Donald Trump has run an unconventional campaign. And part of that departure from convention has been the use of controversial rhetoric that popularly has been thought to energize unregistered Democratic voters, thus making it more difficult for him to carry critical swing states and get elected.
Or has he ? To best evaluate this assumption, JMC Analytics and Polling first performed a voter registration analysis on June 3 and determined (using available voter registration data as of May 31) that there was not an appreciable spike in Democratic voter registration since January 1, and that Republicans were signing up more new registrants in Florida, North Carolina, and Pennsylvania than the Democrats were (many states do NOT disclose the race of the voter, so party is the closest available demographic variable that can be used). That analysis was revisited in September, and little changed then either.
Now that early voting is underway in many states (and the election is just over two weeks away), JMC has updated (where available) partisan voter registration data as of today to determine whether there has been a late Democratic surge. This late revisiting of the issue is important “due diligence” from an analytical perspective, as (at the time this article is being written), 5.7 million early votes have already been cast.

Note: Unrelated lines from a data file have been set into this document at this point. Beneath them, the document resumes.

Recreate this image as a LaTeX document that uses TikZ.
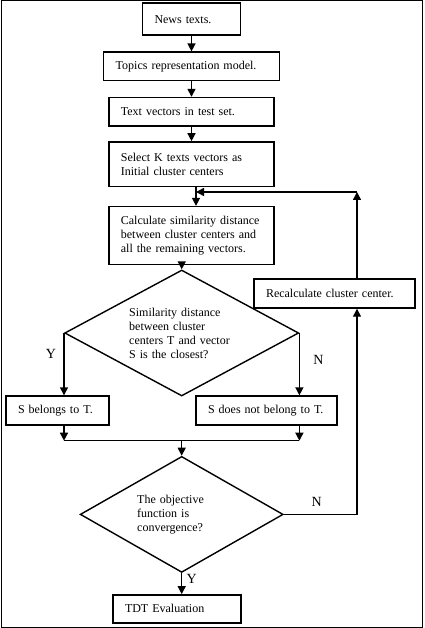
\documentclass[tikz,border=0pt]{standalone}
\usepackage{fontspec}
\setmainfont{Liberation Serif}
\usetikzlibrary{arrows.meta, positioning, shapes}

\begin{document}
\begin{tikzpicture}[x=1pt, y=-1pt, auto, line width=1.4pt,
    font=\fontsize{12}{14}\selectfont,
    >={Triangle[length=8pt, width=8pt]},
    box/.style={rectangle, draw, inner xsep=12pt, inner ysep=2pt, align=left},
    decision/.style={diamond, draw, inner sep=0pt, align=left, shape aspect=1.8},
    answer/.style={font=\fontsize{14}{16}\selectfont}]

    \useasboundingbox (0,0) rectangle (424,628);
    \draw[line width=1pt] (1,1) rectangle (422.5,627);

    \node (NewsTexts) [box, text width=74pt, minimum height=32pt] at (191.5,19.2) {News texts.};
    \node (TopicsModel) [box, text width=151.6pt, minimum height=28.6pt, below=15.5pt of NewsTexts] {Topics representation model.};
    \node (TextVectors) [box, text width=141.3pt, minimum height=28.6pt, below=15.4pt of TopicsModel] {Text vectors in test set.};
    \node (SelectK) [box, text width=141.3pt, minimum height=44.6pt, below=14.4pt of TextVectors] {Select K texts vectors as\\Initial cluster centers};
    \node (Calculate) [box, text width=141.3pt, minimum height=58pt, below=18.7pt of SelectK] {Calculate similarity distance\\between cluster centers and\\all the remaining vectors.};

    \draw[->] (NewsTexts) -- (TopicsModel);
    \draw[->] (TopicsModel) -- (TextVectors);
    \draw[->] (TextVectors) -- (SelectK);

    \node (Closest) [decision, text width=105pt, minimum width=234pt, minimum height=126pt] at (181.7,333) {Similarity distance\\between cluster\\centers T and vector\\S is the closest?};
    \node (Belongs) [box, text width=79pt, minimum height=29pt] at (57.5,410.5) {S belongs to T.};
    \node (NotBelongs) [box, text width=117pt, minimum height=29pt] at (266.5,410.5) {S does not belong to T.};
    \node (Recalculate) [box, text width=137pt, minimum height=29pt] at (334.5,293.5) {Recalculate cluster center.};

    \node (Converge) [decision, text width=89pt, minimum width=203pt, minimum height=116pt, below=59pt of Closest] {The objective\\function is\\convergence?};
    \node (Evaluation) [box, text width=104pt, minimum height=28pt, below=21pt of Converge, xshift=-4.7pt] {TDT Evaluation};

    \coordinate (Corner) at (357,192);
    \coordinate (Merge) at (196,192);
    \path (Closest.west |- Belongs.south) ++(0,15) coordinate (JoinL);
    \path (Closest.east |- NotBelongs.south) ++(0,15) coordinate (JoinR);

    \draw[->] (Merge |- SelectK.south) -- (Merge |- Calculate.north);
    \draw[->] (Closest.north |- Calculate.south) -- (Closest.north);

    \draw[->] (Closest.west) -- node[answer, left=4pt, pos=0.33] {Y} (Closest.west |- Belongs.north);
    \draw[->] (Closest.east) -- node[answer, right=10pt, pos=0.43] {N} (Closest.east |- NotBelongs.north);

    \draw[->] (Closest.west |- Belongs.south) -- (JoinL);
    \draw[->] (Closest.east |- NotBelongs.south) -- (JoinR);
    \draw (JoinL) -- (JoinR);
    \draw[->] (Converge.north |- JoinL) -- (Converge.north);

    \draw[->] (Converge.east) -- node[answer, above=4pt, pos=0.45] {N} (Converge.east -| Corner) -- (Corner |- Recalculate.south);
    \draw[->] (Corner |- Recalculate.north) -- (Corner);
    \draw[->] (Corner) -- (Merge);

    \draw[->] (Converge.south) -- node[answer, right=1pt, pos=0.3] {Y} (Converge.south |- Evaluation.north);

\end{tikzpicture}
\end{document}
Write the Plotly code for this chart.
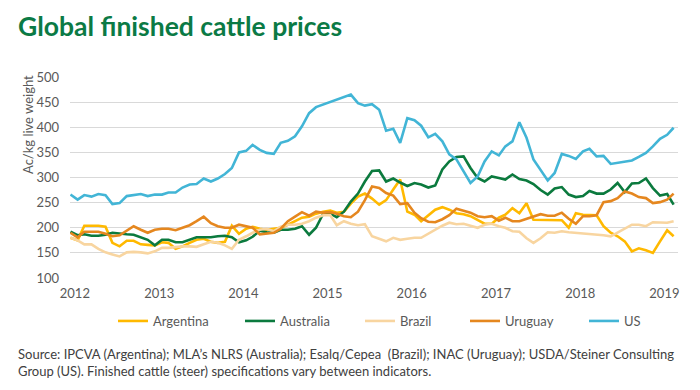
import pandas as pd
import plotly.graph_objects as go

dates = pd.date_range("2012-01-01", periods=87, freq="MS")

argentina = [180,175,204,204,204,202,170,163,174,174,167,166,
             165,171,170,158,163,170,176,178,172,170,172,204,
             188,198,202,198,196,198,200,206,213,220,222,228,
             232,234,230,232,248,262,268,258,246,255,276,296,
             232,226,213,224,236,241,236,229,227,223,216,208,
             208,220,226,239,229,249,216,216,215,216,215,200,
             229,226,225,225,203,190,183,173,153,159,155,150,
             173,195,183]
australia = [192,185,187,184,184,186,190,188,187,186,181,176,
             165,176,176,171,171,176,181,181,181,183,184,181,
             171,175,182,194,191,190,196,196,198,203,186,200,
             228,228,221,232,252,268,292,313,314,292,298,290,
             283,289,286,280,284,316,332,341,342,319,299,292,
             302,299,296,306,297,294,287,275,266,278,281,266,
             261,263,273,268,268,276,289,271,288,289,298,279,
             264,267,246]
brazil = [180,175,167,167,158,151,147,143,151,152,151,149,
          153,160,160,162,163,163,162,167,172,170,165,158,
          176,183,190,196,198,193,202,206,206,208,213,220,
          225,225,205,213,208,205,207,183,178,173,180,176,
          178,180,180,188,197,204,210,207,208,204,200,206,
          208,203,200,193,192,179,170,179,191,190,193,191,
          190,188,187,186,185,183,190,198,206,206,203,211,
          211,210,213]
uruguay = [190,181,192,192,192,188,183,185,195,203,196,190,
           196,198,198,195,200,205,213,222,209,203,200,200,
           206,203,200,187,188,190,198,213,222,231,224,232,
           230,231,228,223,221,232,255,282,279,269,264,247,
           249,230,219,212,211,217,225,238,234,230,223,221,
           223,214,220,213,213,218,223,227,224,224,230,218,
           208,223,223,225,251,253,259,272,268,261,259,249,
           251,256,268]
us = [266,256,265,262,267,265,247,249,263,265,267,263,
      266,266,270,270,280,286,287,298,292,298,307,319,
      350,353,365,355,349,347,369,373,382,402,428,440,
      445,450,455,460,465,448,443,446,435,393,397,369,
      418,414,403,380,387,372,346,336,312,289,302,332,
      352,344,362,372,410,379,336,316,294,309,347,343,
      337,352,357,342,343,327,329,331,334,341,349,362,
      377,385,399]

series_names = ["Argentina", "Australia", "Brazil", "Uruguay", "US"]
series_values = [argentina, australia, brazil, uruguay, us]
colors = ["#FFB900", "#0B7A3E", "#F8D5A0", "#E5871F", "#42B5D6"]

year_labels = ["2012", "2013", "2014", "2015", "2016", "2017", "2018", "2019"]
y_ticks = [100, 150, 200, 250, 300, 350, 400, 450, 500]

FONT = "Lato"
GREY = "#595959"

fig = go.Figure()
legend_ids = ["legend", "legend2", "legend3", "legend4", "legend5"]
for name, vals, col, lg in zip(series_names, series_values, colors, legend_ids):
    fig.add_trace(go.Scatter(x=dates, y=vals, mode="lines", name=name,
                             line=dict(color=col, width=2.6), legend=lg))

# plot area pixels
L, R, T, B = 70, 678, 77, 278
W, H = R - L, B - T

def px_x(px):
    return (px - L) / W

def px_y(py):
    return (B - py) / H

text_starts = [155, 282, 402, 507, 626]
legend_layout = {}
for lg, ts in zip(legend_ids, text_starts):
    legend_layout[lg] = dict(orientation="h", x=px_x(ts - 42), xanchor="left",
                             y=px_y(321), yanchor="middle",
                             font=dict(family=FONT, size=13, color=GREY),
                             bgcolor="rgba(0,0,0,0)", itemwidth=30)

tick_dates = [f"{y}-01-20" for y in year_labels]

fig.update_layout(
    width=700, height=390,
    margin=dict(l=L, r=700 - R, t=T, b=390 - B),
    paper_bgcolor="white", plot_bgcolor="white",
    showlegend=True,
    font=dict(family=FONT, color=GREY),
    xaxis=dict(type="date", range=["2011-12-30", "2019-03-20"],
               tickvals=tick_dates, ticktext=year_labels,
               showgrid=False, zeroline=False, showline=False, ticks="",
               tickfont=dict(family=FONT, size=13, color=GREY),
               ticklabelstandoff=6),
    yaxis=dict(range=[100, 500], tickvals=y_ticks,
               showgrid=True, gridcolor="#D9D9D9", gridwidth=1.3,
               zeroline=False, showline=False, ticks="",
               tickfont=dict(family=FONT, size=13, color=GREY),
               ticklabelstandoff=10),
    **legend_layout,
)

fig.add_annotation(text="<b>Global finished cattle prices</b>",
                   xref="paper", yref="paper", x=px_x(16), y=px_y(26),
                   xanchor="left", yanchor="middle", showarrow=False,
                   font=dict(family=FONT, size=26.5, color="#0B7A45"))
fig.add_annotation(text="Ac/kg live weight", xref="paper", yref="paper",
                   x=px_x(28), y=px_y(124), xanchor="center", yanchor="middle",
                   textangle=-90, showarrow=False,
                   font=dict(family=FONT, size=13, color=GREY))
fig.add_annotation(text="Source: IPCVA (Argentina); MLA’s NLRS (Australia); Esalq/Cepea  (Brazil); INAC (Uruguay); USDA/Steiner Consulting<br>Group (US). Finished cattle (steer) specifications vary between indicators.",
                   xref="paper", yref="paper", x=px_x(16), y=px_y(362),
                   xanchor="left", yanchor="middle", align="left", showarrow=False,
                   font=dict(family=FONT, size=13, color="#404040"))

fig.write_html("out.html", config={"displayModeBar": False},
               post_script="document.body.style.margin='0';document.body.style.overflow='hidden';")
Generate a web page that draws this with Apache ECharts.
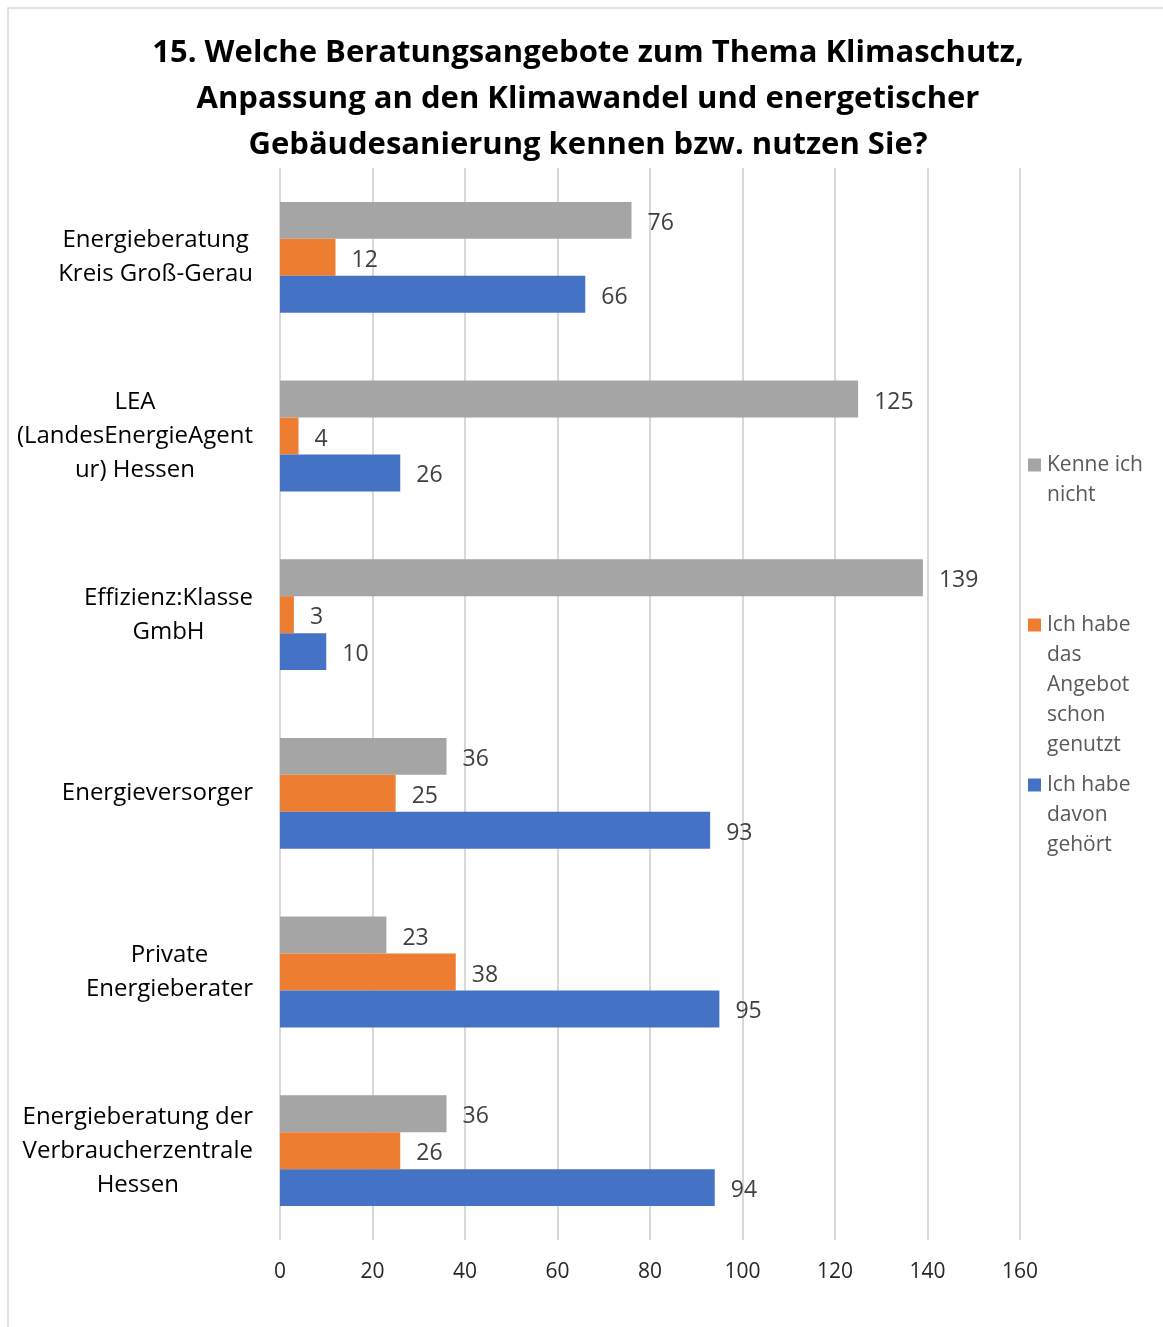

From our analysis of partisan voter registration data, what we see is almost a carbon copy of where we were at the end of May (and mid September, for that matter). As such, as of October 22, Florida, North Carolina, and Pennsylvania have seen more Republicans than Democrats register since January 1. Below are more specific summary statistics:
(1) There are 10 swing states worth 112 Electoral votes which (with the exception of North Carolina) were all carried by Barack Obama in 2012. In May, 610K more Democrats, 617K more Republicans, and 121K LESS Independents were registered to vote compared to January 1. Nearly five months later, Democrats out registered Republicans 1076 to 1038K (with 579K more Independents). In other words, the shift towards the Democrats was miniscule – a 42K voter swing out of a 44 million voter base/denominator, or 0.09%. And half of that “gain” came from the last month alone – when Democrats typically are at their peak with registering new voters;
(2a) There are six non-swing states worth 108 Electoral votes which (with the exception of Alaska and Louisiana) were all carried by Barack Obama in 2012. In May, 683K more Democrats, 208K more Republicans, and 102K LESS Independents were registered to vote compared to January 1. Nearly five months later, Democrats out registered Republicans 944 to 247K (51K MORE Independents), or a shift towards the Democrats of 224K voters out of 38 million voters, or an impact in those non-swing states of 0.59%;
(2b) Looks can be deceiving with regards to the numbers for the “non swing states”, however: nearly all of that gain came from California alone, which, in fact, has been a Democratic success story this year in several ways. If California is excluded from the “non swing states”, Democrats only out registered Republicans by 5K in May, and by August, that 5K advantage (out of 20 million voters) only inched up to a 7K advantage (or an overall electoral impact of 0.04%).